Boy who was stabbed in the chest and missed his GCSEs in hospital is denied his predicted grades

Patrick Grafton-Green
The boy was the victim of a random stabbing attack in Enfield, north London: Katie Collins/PA Wire

A boy who missed his GCSEs because he was stabbed in the chest may be held back a year after he was denied his predicted grades by exam boards.

The 16-year-old was the victim of a random attack in a park in Enfield, north London, two weeks ago.

He lost part of his lung in the attack and only recently returned home from hospital.

He had been expected to get good grades, including A stars, however pleas from his head teacher, MP and parents to the exam boards have been turned down, The Times reported.

If a pupil has not sat their final exams, boards can use discretionary powers to grant GCSE certificates in "rare and exceptional circumstances".

However The Joint Council for Qualifications (JCQ), which represents the boards AQA, OCR and Pearson Edexcel, told the newspaper that it would offer only an honorary award in the form of a letter – not the same as a certificate – that explained why he could not complete his course.

The boy’s father, an executive in a telecommunications company, is concerned that his son would carry around the stigma surrounding knife crime when he tries to get jobs in the future.

He told The Times: "People automatically assume that it's gang-related, drug-related or 'black-on-black' crime.

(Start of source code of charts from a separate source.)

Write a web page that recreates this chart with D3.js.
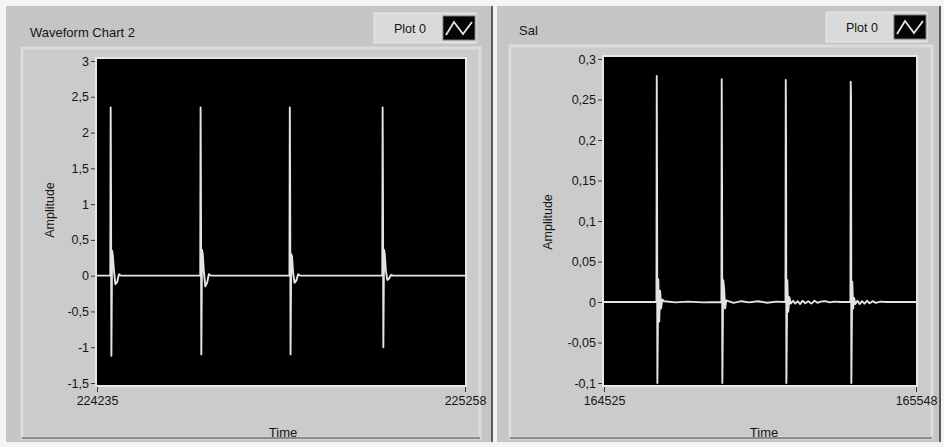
<!DOCTYPE html>
<html lang="en">
<head>
<meta charset="UTF-8" />
<title>Waveform Charts</title>
<style>
  body { margin: 0; background: #f4f4f4; }
  svg text { font-family: "Liberation Sans", Arial, sans-serif; fill: #151515; }
  .tick line { stroke: #3a3a3a; }
  .tick text { font-size: 12.5px; }
</style>
</head>
<body>
<script src="https://cdn.jsdelivr.net/npm/d3@7/dist/d3.min.js"></script>
<script>

// ---- data ----
var leftTitle = "Waveform Chart 2";
var leftXTicks = [224235, 225258];
var leftYTicks = [3, 2.5, 2, 1.5, 1, 0.5, 0, -0.5, -1, -1.5];
var leftT = [224235, 224272, 224273, 224274, 224275, 224277, 224279, 224282, 224286, 224291, 224296, 224302,
             224522, 224523, 224524, 224525, 224527, 224529, 224532, 224536, 224541, 224546, 224552,
             224770, 224771, 224772, 224773, 224775, 224777, 224780, 224784, 224789, 224794, 224800,
             225028, 225029, 225030, 225031, 225033, 225035, 225038, 225042, 225047, 225052, 225058, 225258];
var leftV = [0, 0, 2.35, 1.1, -1.12, 0.35, 0.28, 0.08, -0.12, -0.09, 0.02, 0,
             0, 2.35, 1.08, -1.1, 0.36, 0.3, 0.06, -0.15, -0.1, 0.02, 0,
             0, 2.35, 1.07, -1.1, 0.3, 0.27, 0.05, -0.1, -0.07, 0.02, 0,
             0, 2.35, 1.12, -1.0, 0.36, 0.3, 0.07, -0.06, -0.04, 0.01, 0, 0];

var rightTitle = "Sal";
var rightXTicks = [164525, 165548];
var rightYTicks = [0.3, 0.25, 0.2, 0.15, 0.1, 0.05, 0, -0.05, -0.1];
var rightT = [164525, 164697, 164698, 164699, 164700, 164703, 164706, 164709, 164712, 164716, 164722, 164760, 164800, 164850, 164910,
              164911, 164912, 164913, 164916, 164919, 164922, 164926, 164933, 164950, 164975, 165000, 165030, 165060, 165090, 165120,
              165121, 165122, 165123, 165126, 165129, 165133, 165137, 165145, 165152, 165160, 165168, 165176, 165185, 165195,
              165205, 165215, 165225, 165235, 165250, 165265, 165280, 165300, 165333,
              165334, 165335, 165336, 165339, 165342, 165345, 165349, 165356, 165363, 165371, 165379, 165387, 165396,
              165406, 165416, 165431, 165450, 165548];
var rightV = [0, 0, 0.279, 0.136, -0.1, 0.028, -0.024, 0.014, -0.008, 0.003, 0.001, -0.0005, 0.0005, -0.0005, 0,
              0.275, 0.157, -0.1, 0.027, 0.016, -0.008, 0.002, 0.001, -0.001, 0.001, -0.0005, 0.001, -0.001, 0.0005, 0,
              0.274, 0.197, -0.1, 0.027, -0.012, 0.006, -0.002, 0.0015, -0.002, 0.001, -0.0025, 0.0015, -0.0015, 0.001,
              -0.002, 0.0015, -0.001, 0.0005, 0.001, -0.0005, 0.0005, 0, 0,
              0.272, 0.25, -0.1, 0.025, -0.008, 0.005, -0.0025, 0.0015, -0.0025, 0.001, -0.002, 0.0015, -0.0015,
              0.001, -0.001, 0.0005, 0, 0];

// comma decimal, like the picture
var locale = d3.formatLocale({ decimal: ",", thousands: ".", grouping: [3], currency: ["", ""], minus: "-" });
var fmtY = locale.format("~g");

var svg = d3.select("body").append("svg")
  .attr("width", 944)
  .attr("height", 447);

function drawChart(opt) {
  var g = svg.append("g");

  // panel
  g.append("rect")
    .attr("x", opt.panel[0]).attr("y", opt.panel[1])
    .attr("width", opt.panel[2]).attr("height", opt.panel[3])
    .attr("fill", "#c5c5c5");
  g.append("line")
    .attr("x1", opt.panel[0] + opt.panel[2]).attr("x2", opt.panel[0] + opt.panel[2])
    .attr("y1", opt.panel[1]).attr("y2", opt.panel[1] + opt.panel[3])
    .attr("stroke", "#5a5a5a").attr("stroke-width", 2);

  // inner frame
  g.append("rect")
    .attr("x", opt.frame[0]).attr("y", opt.frame[1])
    .attr("width", opt.frame[2]).attr("height", opt.frame[3])
    .attr("fill", "#cbcbcb")
    .attr("stroke", "#dcdcdc").attr("stroke-width", 3);
  g.append("line")
    .attr("x1", opt.frame[0]).attr("x2", opt.frame[0] + opt.frame[2])
    .attr("y1", opt.frame[1] + opt.frame[3]).attr("y2", opt.frame[1] + opt.frame[3])
    .attr("stroke", "#8c8c8c").attr("stroke-width", 2);

  // title
  g.append("text")
    .attr("x", opt.titlePos[0]).attr("y", opt.titlePos[1])
    .attr("font-size", "13px")
    .text(opt.title);

  // legend
  var lg = g.append("g").attr("transform", "translate(" + opt.legend[0] + "," + opt.legend[1] + ")");
  lg.append("rect").attr("width", opt.legend[2]).attr("height", 30)
    .attr("fill", "#dadada").attr("stroke", "#e8e8e8");
  lg.append("text").attr("x", 20).attr("y", 20).attr("font-size", "12.5px").text("Plot 0");
  lg.append("rect").attr("x", opt.legend[2] - 33).attr("y", 3).attr("width", 32).attr("height", 24)
    .attr("fill", "#050505").attr("stroke", "#777");
  lg.append("path")
    .attr("d", "M" + (opt.legend[2] - 30) + ",22 L" + (opt.legend[2] - 22) + ",9 L" + (opt.legend[2] - 13) + ",21 L" + (opt.legend[2] - 4) + ",9")
    .attr("fill", "none").attr("stroke", "#e6e6e6").attr("stroke-width", 1.8);

  var p = opt.plot;
  var x = d3.scaleLinear().domain([opt.xTicks[0], opt.xTicks[1]]).range([p[0], p[0] + p[2]]);
  var y = d3.scaleLinear()
    .domain([opt.yTicks[opt.yTicks.length - 1], opt.yTicks[0]])
    .range([p[1] + p[3] - 2, p[1] + 2]);

  // plot area
  g.append("rect")
    .attr("x", p[0] - 1).attr("y", p[1] - 1)
    .attr("width", p[2] + 2).attr("height", p[3] + 2)
    .attr("fill", "none").attr("stroke", "#e6e6e6").attr("stroke-width", 2);
  g.append("rect")
    .attr("x", p[0]).attr("y", p[1])
    .attr("width", p[2]).attr("height", p[3])
    .attr("fill", "#000");

  var clipId = "clip-" + opt.id;
  svg.append("clipPath").attr("id", clipId)
    .append("rect")
    .attr("x", p[0]).attr("y", p[1]).attr("width", p[2]).attr("height", p[3]);

  var pts = opt.t.map(function(d, i) { return [d, opt.v[i]]; });
  var line = d3.line()
    .x(function(d) { return x(d[0]); })
    .y(function(d) { return y(d[1]); });

  g.append("path")
    .datum(pts)
    .attr("clip-path", "url(#" + clipId + ")")
    .attr("fill", "none")
    .attr("stroke", "#e4e4e4")
    .attr("stroke-width", 1.9)
    .attr("stroke-linejoin", "round")
    .attr("d", line);

  // axes
  var yAxis = d3.axisLeft(y).tickValues(opt.yTicks).tickSize(4).tickPadding(2).tickFormat(fmtY);
  var ya = g.append("g").attr("transform", "translate(" + (p[0] - 2) + ",0)").call(yAxis);
  ya.select(".domain").remove();

  var xAxis = d3.axisBottom(x).tickValues(opt.xTicks).tickSize(5).tickPadding(4).tickFormat(d3.format("d"));
  var xa = g.append("g").attr("transform", "translate(0," + (p[1] + p[3] + 2) + ")").call(xAxis);
  xa.select(".domain").remove();

  g.append("text")
    .attr("x", p[0] + p[2] / 2 + opt.timeShift).attr("y", 437)
    .attr("text-anchor", "middle")
    .attr("font-size", "13px")
    .text("Time");

  g.append("text")
    .attr("transform", "translate(" + opt.ampPos[0] + "," + opt.ampPos[1] + ") rotate(-90)")
    .attr("text-anchor", "middle")
    .attr("font-size", "12.5px")
    .text("Amplitude");
}

drawChart({
  id: "left",
  title: leftTitle,
  panel: [6, 6, 486, 436],
  frame: [22, 48, 458, 390],
  plot: [97, 59, 368, 326],
  titlePos: [30, 37],
  legend: [374, 13, 102],
  ampPos: [54, 210],
  timeShift: 2,
  xTicks: leftXTicks, yTicks: leftYTicks,
  t: leftT, v: leftV
});

drawChart({
  id: "right",
  title: rightTitle,
  panel: [497, 6, 443, 436],
  frame: [510, 46, 422, 392],
  plot: [604, 57, 312, 328],
  titlePos: [519, 35],
  legend: [826, 12, 101],
  ampPos: [552, 222],
  timeShift: 4,
  xTicks: rightXTicks, yTicks: rightYTicks,
  t: rightT, v: rightV
});

</script>
</body>
</html>
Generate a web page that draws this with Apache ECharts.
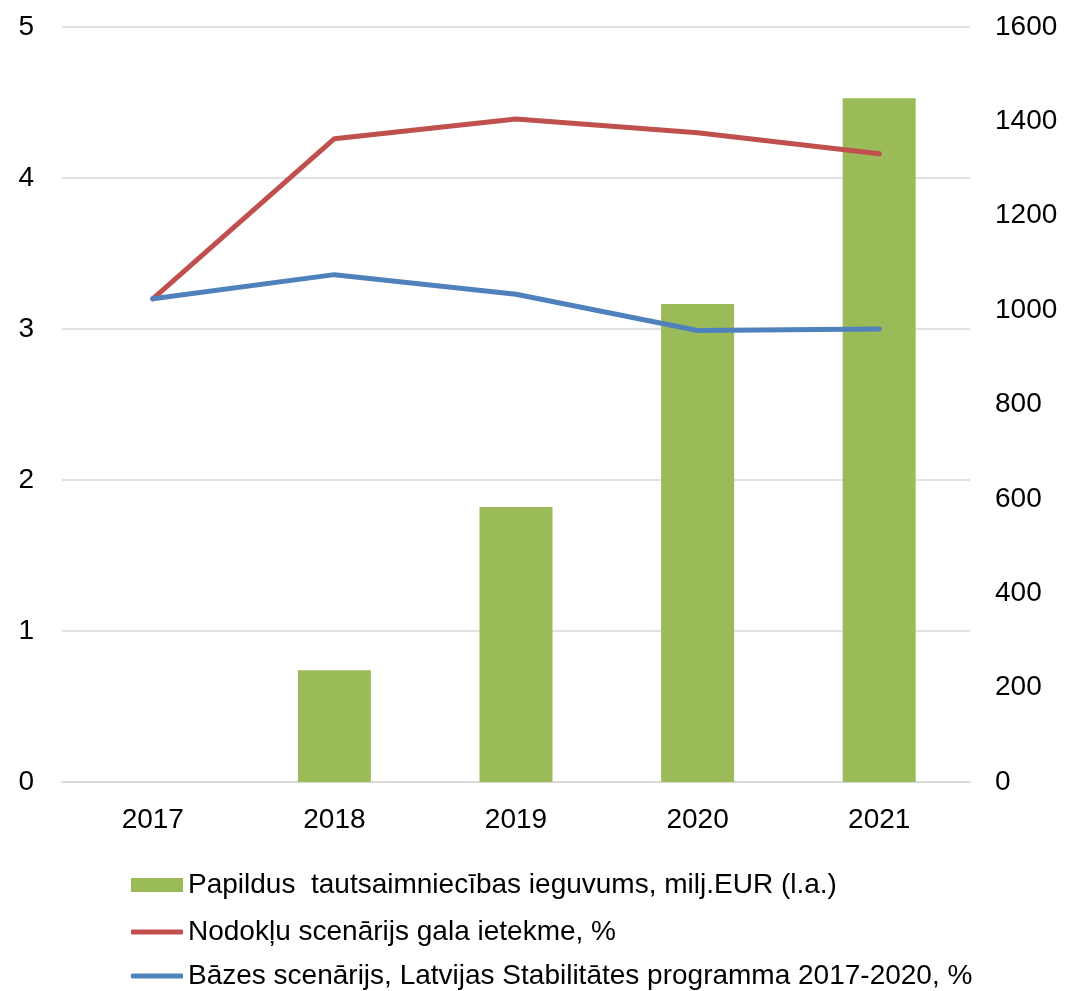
<!DOCTYPE html>
<html>
<head>
<meta charset="utf-8">
<script src="https://cdn.jsdelivr.net/npm/echarts@6/dist/echarts.min.js"></script>
<style>
html,body{margin:0;padding:0;background:#fff;}
#chart{width:1071px;height:991px;}
</style>
</head>
<body>
<div id="chart"></div>
<script>
const categories = ['2017', '2018', '2019', '2020', '2021'];
const barName = 'Papildus  tautsaimniecības ieguvums, milj.EUR (l.a.)';
const redName = 'Nodokļu scenārijs gala ietekme, %';
const blueName = 'Bāzes scenārijs, Latvijas Stabilitātes programma 2017-2020, %';
const barValues = [0, 237, 583, 1013, 1449];
const redValues = [3.2, 4.26, 4.39, 4.30, 4.16];
const blueValues = [3.2, 3.36, 3.23, 2.99, 3.0];
const leftTicks = [0, 5, 1];
const rightTicks = [0, 1600, 200];

const chart = echarts.init(document.getElementById('chart'));
const tickFont = {color: '#000', fontSize: 28, fontFamily: 'Liberation Sans'};
const legText = {fontSize: 28, color: '#000', fontFamily: 'Liberation Sans'};
function leg(name, top, h, icon) {
  return {left: 126, top: top, itemWidth: 52, itemHeight: h, icon: icon,
          textStyle: legText, data: [name], selectedMode: false};
}
chart.setOption({
  animation: false,
  grid: {left: 62, right: 101, top: 27, bottom: 209},
  legend: [
    leg(barName, 866, 14, 'rect'),
    leg(redName, 913, 5, 'roundRect'),
    leg(blueName, 957, 5, 'roundRect')
  ],
  xAxis: {
    type: 'category', data: categories,
    axisLine: {lineStyle: {color: '#d9d9d9', width: 2}},
    axisTick: {show: false},
    axisLabel: Object.assign({margin: 24}, tickFont)
  },
  yAxis: [
    {type: 'value', min: leftTicks[0], max: leftTicks[1], interval: leftTicks[2],
     axisLabel: Object.assign({margin: 28}, tickFont),
     splitLine: {lineStyle: {color: '#d9d9d9', width: 1.5}},
     axisLine: {show: false}, axisTick: {show: false}},
    {type: 'value', min: rightTicks[0], max: rightTicks[1], interval: rightTicks[2],
     axisLabel: Object.assign({margin: 25, formatter: v => String(v)}, tickFont),
     splitLine: {show: false},
     axisLine: {show: false}, axisTick: {show: false}}
  ],
  series: [
    {name: barName, type: 'bar', yAxisIndex: 1, data: barValues, barWidth: 73,
     itemStyle: {color: '#9bbb59'}},
    {name: redName, type: 'line', yAxisIndex: 0, data: redValues, symbol: 'none',
     lineStyle: {color: '#c0504d', width: 5, cap: 'round', join: 'round'}, itemStyle: {color: '#c0504d'}},
    {name: blueName, type: 'line', yAxisIndex: 0, data: blueValues, symbol: 'none',
     lineStyle: {color: '#4f81bd', width: 5, cap: 'round', join: 'round'}, itemStyle: {color: '#4f81bd'}}
  ]
});
</script>
</body>
</html>
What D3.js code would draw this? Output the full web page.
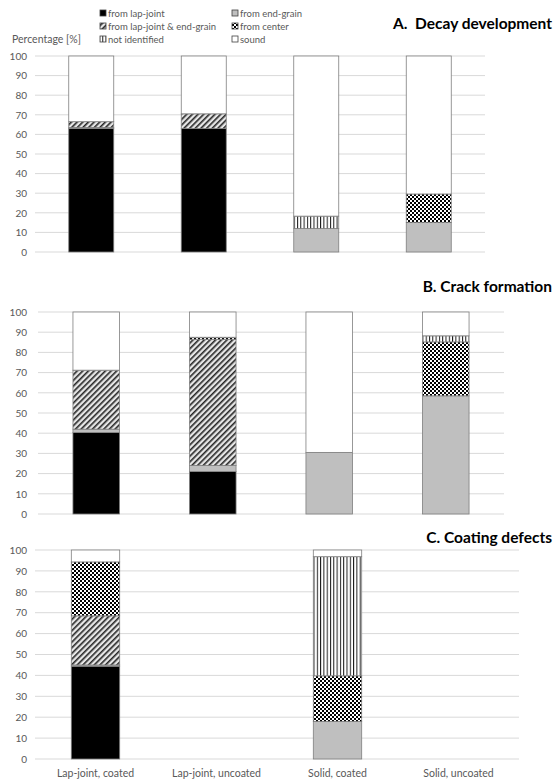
<!DOCTYPE html>
<html>
<head>
  <meta charset="utf-8">
  <title>Decay, cracks and coating defects</title>
  <style>
    body { margin: 0; background: #fff; }
    text { font-family: Lato, "Open Sans", sans-serif; }
  </style>
</head>
<body>
  <svg width="554" height="780"></svg>
  <script src="https://d3js.org/d3.v7.min.js"></script>
  <script>
    // categories and series
    var categories = ["Lap-joint, coated", "Lap-joint, uncoated", "Solid, coated", "Solid, uncoated"];
    var seriesNames = ["from lap-joint", "from end-grain", "from lap-joint & end-grain",
                       "from center", "not identified", "sound"];
    var yTicks = [0, 10, 20, 30, 40, 50, 60, 70, 80, 90, 100];

    // one row per series, one value per category (percent)
    var decayValues = [
      [63, 63, 0, 0],
      [0.5, 0, 12, 15],
      [3, 7.5, 0, 0],
      [0, 0, 0, 14.6],
      [0, 0, 6.3, 0],
      [33.5, 29.5, 81.7, 70.4]
    ];
    var crackValues = [
      [40.3, 21, 0, 0],
      [1.7, 3, 30.5, 58.5],
      [29.2, 62.5, 0, 0],
      [0, 1, 0, 26.7],
      [0, 0, 0, 3],
      [28.8, 12.5, 69.5, 11.8]
    ];
    var coatingValues = [
      [44.4, 0, 0, 0],
      [0.6, 0, 18, 0],
      [23.5, 0, 0, 0],
      [25.8, 0, 21.8, 0],
      [0, 0, 57, 0],
      [5.7, 0, 3.2, 0]
    ];
    var panelTitles = ["A.  Decay development", "B. Crack formation", "C. Coating defects"];

    var svg = d3.select("svg");
    var defs = svg.append("defs");

    // fills
    var hatch = defs.append("pattern").attr("id", "hatch")
      .attr("patternUnits", "userSpaceOnUse").attr("width", 4).attr("height", 4)
      .attr("patternTransform", "rotate(45)");
    hatch.append("rect").attr("width", 4).attr("height", 4).attr("fill", "#e6e6e6");
    hatch.append("rect").attr("width", 1.6).attr("height", 4).attr("fill", "#262626");

    var checker = defs.append("pattern").attr("id", "checker")
      .attr("patternUnits", "userSpaceOnUse").attr("width", 4).attr("height", 4);
    checker.append("rect").attr("width", 4).attr("height", 4).attr("fill", "#fff");
    checker.append("rect").attr("width", 2).attr("height", 2).attr("fill", "#000");
    checker.append("rect").attr("x", 2).attr("y", 2).attr("width", 2).attr("height", 2).attr("fill", "#000");

    var vlines = defs.append("pattern").attr("id", "vlines")
      .attr("patternUnits", "userSpaceOnUse").attr("width", 3.3).attr("height", 4);
    vlines.append("rect").attr("width", 3.3).attr("height", 4).attr("fill", "#fff");
    vlines.append("rect").attr("width", 1).attr("height", 4).attr("fill", "#1a1a1a");

    var fills = ["#000", "#bfbfbf", "url(#hatch)", "url(#checker)", "url(#vlines)", "#fff"];

    var panels = [
      { values: decayValues, x0: 35, x1: 485, top: 56, bottom: 252, titleY: 29 },
      { values: crackValues, x0: 38, x1: 504, top: 312, bottom: 514, titleY: 292 },
      { values: coatingValues, x0: 35, x1: 519, top: 550, bottom: 759, titleY: 543 }
    ];

    panels.forEach(function (p, pi) {
      var x = d3.scaleBand().domain(categories).range([p.x0, p.x1])
        .paddingInner(0.6).paddingOuter(0.3);
      var y = d3.scaleLinear().domain([0, 100]).range([p.bottom, p.top]);

      var g = svg.append("g");

      // gridlines
      g.selectAll(".grid").data(yTicks).enter().append("line")
        .attr("x1", p.x0).attr("x2", p.x1)
        .attr("y1", d => y(d)).attr("y2", d => y(d))
        .attr("stroke", "#d9d9d9").attr("stroke-width", 1);

      // y axis labels
      var yAxis = d3.axisLeft(y).tickValues(yTicks).tickSize(0).tickPadding(p.x0 - 27);
      var ya = g.append("g").attr("transform", "translate(" + p.x0 + ",0)").call(yAxis);
      ya.select(".domain").remove();
      ya.selectAll("text").attr("fill", "#595959").style("font-size", "10px")
        .style("font-family", "Lato, sans-serif");

      // stacked bars
      var rows = categories.map(function (c, ci) {
        var o = { cat: c };
        seriesNames.forEach(function (s, si) { o[s] = p.values[si][ci]; });
        return o;
      });
      var stacked = d3.stack().keys(seriesNames)(rows);

      stacked.forEach(function (layer, si) {
        g.selectAll(".seg" + si)
          .data(layer.filter(d => d[1] - d[0] > 0))
          .enter().append("rect")
          .attr("x", d => x(d.data.cat))
          .attr("width", x.bandwidth())
          .attr("y", d => y(d[1]))
          .attr("height", d => y(d[0]) - y(d[1]))
          .attr("fill", fills[si])
          .attr("stroke", "#7f7f7f")
          .attr("stroke-width", 0.8);
      });

      // panel title
      svg.append("text")
        .attr("x", 552).attr("y", p.titleY)
        .attr("text-anchor", "end")
        .style("font-size", "15.5px").style("font-weight", "bold")
        .attr("fill", "#000")
        .attr("xml:space", "preserve")
        .text(panelTitles[pi]);

      // category labels only under last panel
      if (pi == 2) {
        g.selectAll(".cat").data(categories).enter().append("text")
          .attr("x", d => x(d) + x.bandwidth() / 2)
          .attr("y", 777)
          .attr("text-anchor", "middle")
          .attr("fill", "#595959")
          .style("font-size", "10.5px")
          .text(d => d);
      }
    });

    // y title
    svg.append("text").attr("x", 12).attr("y", 43)
      .attr("fill", "#595959").style("font-size", "10.5px")
      .text("Percentage [%]");

    // legend, two columns of three
    var legend = svg.append("g");
    seriesNames.forEach(function (s, i) {
      var col = i % 2, row = Math.floor(i / 2);
      var lx = col == 0 ? 100 : 232;
      var ly = 13 + row * 13;
      legend.append("rect")
        .attr("x", lx).attr("y", ly - 3).attr("width", 6).attr("height", 6)
        .attr("fill", fills[i]).attr("stroke", "#404040").attr("stroke-width", 0.8);
      legend.append("text")
        .attr("x", lx + 8).attr("y", ly + 3.5)
        .attr("fill", "#595959").style("font-size", "9.5px")
        .text(s);
    });
  </script>
</body>
</html>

“In fact the suspect in this case is white and completely unknown to him."

The parents of the boy, who asked to remain anonymous, said he has been "the victim of crime and the victim of the system".

His father, who is appealing the decision, added: "I'm shocked that the system was so insensitive, to heap more anguish and suffering on a child who's trying to recover, understand his injuries and move on.”

The boy's head teacher, met Nick Gibb, the education minister, this week to discuss the case, while his Labour MP, Bambos Charalambous, said that he planned to write to the JCQ to complain.

The JCQ said that the policy was in order to be "fair to all students".

It added: "The boards have offered to provide honorary awards that can be used with colleges, employers and universities to explain the circumstances."